• THE TASK
Copy each line exactly. Drop every picture.

• DATA
--- Begin ---
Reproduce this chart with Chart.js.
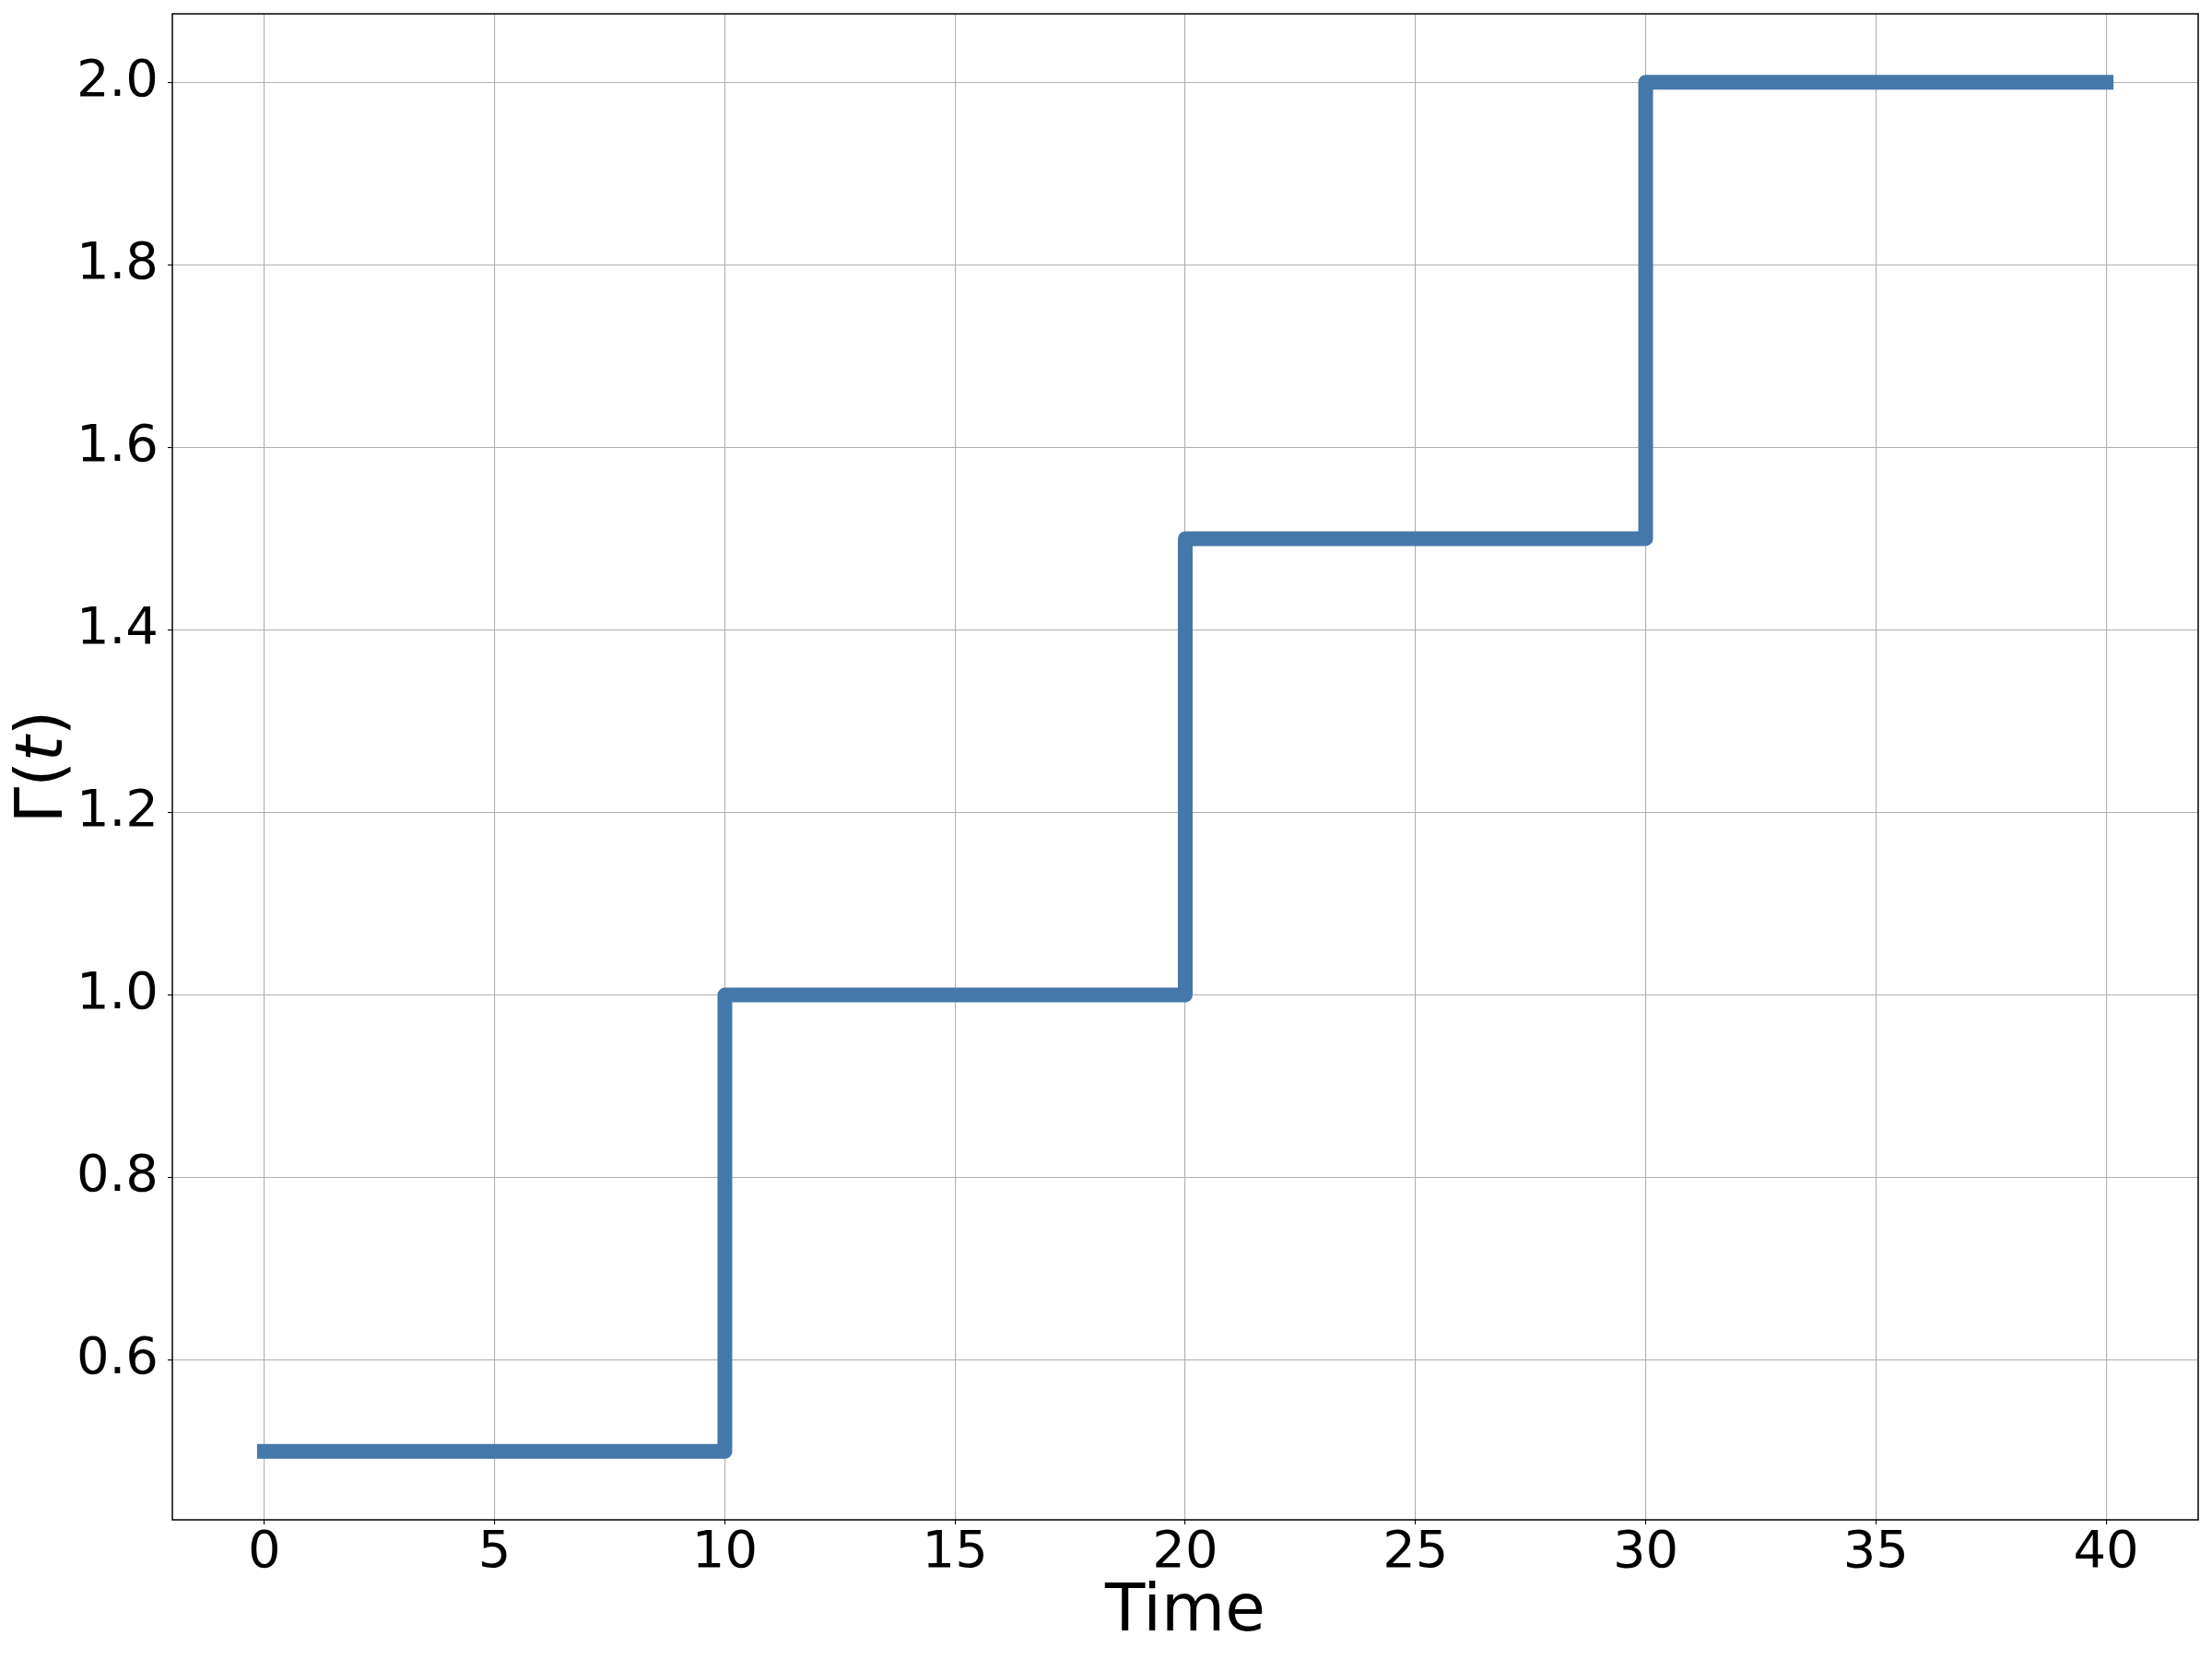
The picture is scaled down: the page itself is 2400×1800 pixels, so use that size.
<!DOCTYPE html>
<html>
<head>
<meta charset="utf-8">
<script src="https://cdn.jsdelivr.net/npm/chart.js@4/dist/chart.umd.min.js"></script>
<style>
html,body{margin:0;padding:0;background:#fff;}
#wrap{width:2400px;height:1800px;position:relative;}
</style>
</head>
<body>
<div id="wrap"><canvas id="c" width="2400" height="1800"></canvas></div>
<script>
// Data
const timePoints = [0, 10, 20, 30, 40];
const gammaValues = [0.5, 1.0, 1.5, 2.0, 2.0];
const xTicks = [0, 5, 10, 15, 20, 25, 30, 35, 40];
const yTicks = [0.6, 0.8, 1.0, 1.2, 1.4, 1.6, 1.8, 2.0];
const xLabel = 'Time';
const yLabelParts = ['Γ(', 't', ')'];

const FONT = "'DejaVu Sans', 'Liberation Sans', sans-serif";

const framePlugin = {
  id: 'frame',
  afterDraw(chart) {
    const {ctx, chartArea: a} = chart;
    ctx.save();
    ctx.strokeStyle = '#000';
    ctx.lineWidth = 1.5;
    ctx.strokeRect(a.left, a.top, a.right - a.left, a.bottom - a.top);
    // y axis label with italic t
    const size = 71;
    const normal = `${size}px ${FONT}`;
    const italic = `italic ${size}px ${FONT}`;
    ctx.font = normal; const w0 = ctx.measureText(yLabelParts[0]).width;
    ctx.font = italic; const w1 = ctx.measureText(yLabelParts[1]).width;
    ctx.font = normal; const w2 = ctx.measureText(yLabelParts[2]).width;
    const total = w0 + w1 + w2;
    const cy = (a.top + a.bottom) / 2;
    ctx.translate(67, cy);
    ctx.rotate(-Math.PI / 2);
    ctx.fillStyle = '#000';
    ctx.textBaseline = 'alphabetic';
    ctx.textAlign = 'left';
    let x = -total / 2;
    ctx.font = normal; ctx.fillText(yLabelParts[0], x, 0); x += w0;
    ctx.font = italic; ctx.fillText(yLabelParts[1], x, 0); x += w1;
    ctx.font = normal; ctx.fillText(yLabelParts[2], x, 0);
    ctx.restore();
  }
};

new Chart(document.getElementById('c'), {
  type: 'line',
  data: {
    datasets: [{
      data: timePoints.map((t, i) => ({x: t, y: gammaValues[i]})),
      borderColor: '#4578aa',
      backgroundColor: '#4578aa',
      borderWidth: 16,
      borderCapStyle: 'square',
      borderJoinStyle: 'round',
      stepped: 'before',
      pointRadius: 0,
      fill: false
    }]
  },
  options: {
    responsive: false,
    animation: false,
    devicePixelRatio: 1,
    layout: {padding: {top: 15, right: 15, left: 0, bottom: 0}},
    plugins: {legend: {display: false}, tooltip: {enabled: false}},
    scales: {
      x: {
        type: 'linear',
        min: -2, max: 42,
        afterBuildTicks: s => { s.ticks = xTicks.map(v => ({value: v})); },
        afterFit: s => { s.height = 151; s.paddingLeft = 0; s.paddingRight = 0; },
        grid: {color: '#b0b0b0', lineWidth: 1.1, tickLength: 5, tickColor: '#000', tickWidth: 1.1},
        border: {display: false},
        ticks: {
          font: {family: FONT, size: 56}, color: '#000', padding: -2, maxRotation: 0,
          callback: v => String(v)
        },
        title: {
          display: true, text: xLabel, color: '#000',
          font: {family: FONT, size: 71, lineHeight: 1.2},
          padding: {top: 0, bottom: 7}
        }
      },
      y: {
        type: 'linear',
        min: 0.425, max: 2.075,
        afterBuildTicks: s => { s.ticks = yTicks.map(v => ({value: v})); },
        afterFit: s => { s.width = 187; s.paddingTop = 0; s.paddingBottom = 0; },
        grid: {color: '#b0b0b0', lineWidth: 1.1, tickLength: 5, tickColor: '#000', tickWidth: 1.1},
        border: {display: false},
        ticks: {
          font: {family: FONT, size: 56}, color: '#000', padding: 10,
          callback: v => v.toFixed(1)
        }
      }
    }
  },
  plugins: [framePlugin]
});
</script>
</body>
</html>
--- End ---
• OUTPUT FOR THIS TASK
Reproduce this chart with Chart.js.
The picture is scaled down: the page itself is 2400×1800 pixels, so use that size.
<!DOCTYPE html>
<html>
<head>
<meta charset="utf-8">
<script src="https://cdn.jsdelivr.net/npm/chart.js@4/dist/chart.umd.min.js"></script>
<style>
html,body{margin:0;padding:0;background:#fff;}
#wrap{width:2400px;height:1800px;position:relative;}
</style>
</head>
<body>
<div id="wrap"><canvas id="c" width="2400" height="1800"></canvas></div>
<script>
// Data
const timePoints = [0, 10, 20, 30, 40];
const gammaValues = [0.5, 1.0, 1.5, 2.0, 2.0];
const xTicks = [0, 5, 10, 15, 20, 25, 30, 35, 40];
const yTicks = [0.6, 0.8, 1.0, 1.2, 1.4, 1.6, 1.8, 2.0];
const xLabel = 'Time';
const yLabelParts = ['Γ(', 't', ')'];

const FONT = "'DejaVu Sans', 'Liberation Sans', sans-serif";

const framePlugin = {
  id: 'frame',
  afterDraw(chart) {
    const {ctx, chartArea: a} = chart;
    ctx.save();
    ctx.strokeStyle = '#000';
    ctx.lineWidth = 1.5;
    ctx.strokeRect(a.left, a.top, a.right - a.left, a.bottom - a.top);
    // y axis label with italic t
    const size = 71;
    const normal = `${size}px ${FONT}`;
    const italic = `italic ${size}px ${FONT}`;
    ctx.font = normal; const w0 = ctx.measureText(yLabelParts[0]).width;
    ctx.font = italic; const w1 = ctx.measureText(yLabelParts[1]).width;
    ctx.font = normal; const w2 = ctx.measureText(yLabelParts[2]).width;
    const total = w0 + w1 + w2;
    const cy = (a.top + a.bottom) / 2;
    ctx.translate(67, cy);
    ctx.rotate(-Math.PI / 2);
    ctx.fillStyle = '#000';
    ctx.textBaseline = 'alphabetic';
    ctx.textAlign = 'left';
    let x = -total / 2;
    ctx.font = normal; ctx.fillText(yLabelParts[0], x, 0); x += w0;
    ctx.font = italic; ctx.fillText(yLabelParts[1], x, 0); x += w1;
    ctx.font = normal; ctx.fillText(yLabelParts[2], x, 0);
    ctx.restore();
  }
};

new Chart(document.getElementById('c'), {
  type: 'line',
  data: {
    datasets: [{
      data: timePoints.map((t, i) => ({x: t, y: gammaValues[i]})),
      borderColor: '#4578aa',
      backgroundColor: '#4578aa',
      borderWidth: 16,
      borderCapStyle: 'square',
      borderJoinStyle: 'round',
      stepped: 'before',
      pointRadius: 0,
      fill: false
    }]
  },
  options: {
    responsive: false,
    animation: false,
    devicePixelRatio: 1,
    layout: {padding: {top: 15, right: 15, left: 0, bottom: 0}},
    plugins: {legend: {display: false}, tooltip: {enabled: false}},
    scales: {
      x: {
        type: 'linear',
        min: -2, max: 42,
        afterBuildTicks: s => { s.ticks = xTicks.map(v => ({value: v})); },
        afterFit: s => { s.height = 151; s.paddingLeft = 0; s.paddingRight = 0; },
        grid: {color: '#b0b0b0', lineWidth: 1.1, tickLength: 5, tickColor: '#000', tickWidth: 1.1},
        border: {display: false},
        ticks: {
          font: {family: FONT, size: 56}, color: '#000', padding: -2, maxRotation: 0,
          callback: v => String(v)
        },
        title: {
          display: true, text: xLabel, color: '#000',
          font: {family: FONT, size: 71, lineHeight: 1.2},
          padding: {top: 0, bottom: 7}
        }
      },
      y: {
        type: 'linear',
        min: 0.425, max: 2.075,
        afterBuildTicks: s => { s.ticks = yTicks.map(v => ({value: v})); },
        afterFit: s => { s.width = 187; s.paddingTop = 0; s.paddingBottom = 0; },
        grid: {color: '#b0b0b0', lineWidth: 1.1, tickLength: 5, tickColor: '#000', tickWidth: 1.1},
        border: {display: false},
        ticks: {
          font: {family: FONT, size: 56}, color: '#000', padding: 10,
          callback: v => v.toFixed(1)
        }
      }
    }
  },
  plugins: [framePlugin]
});
</script>
</body>
</html>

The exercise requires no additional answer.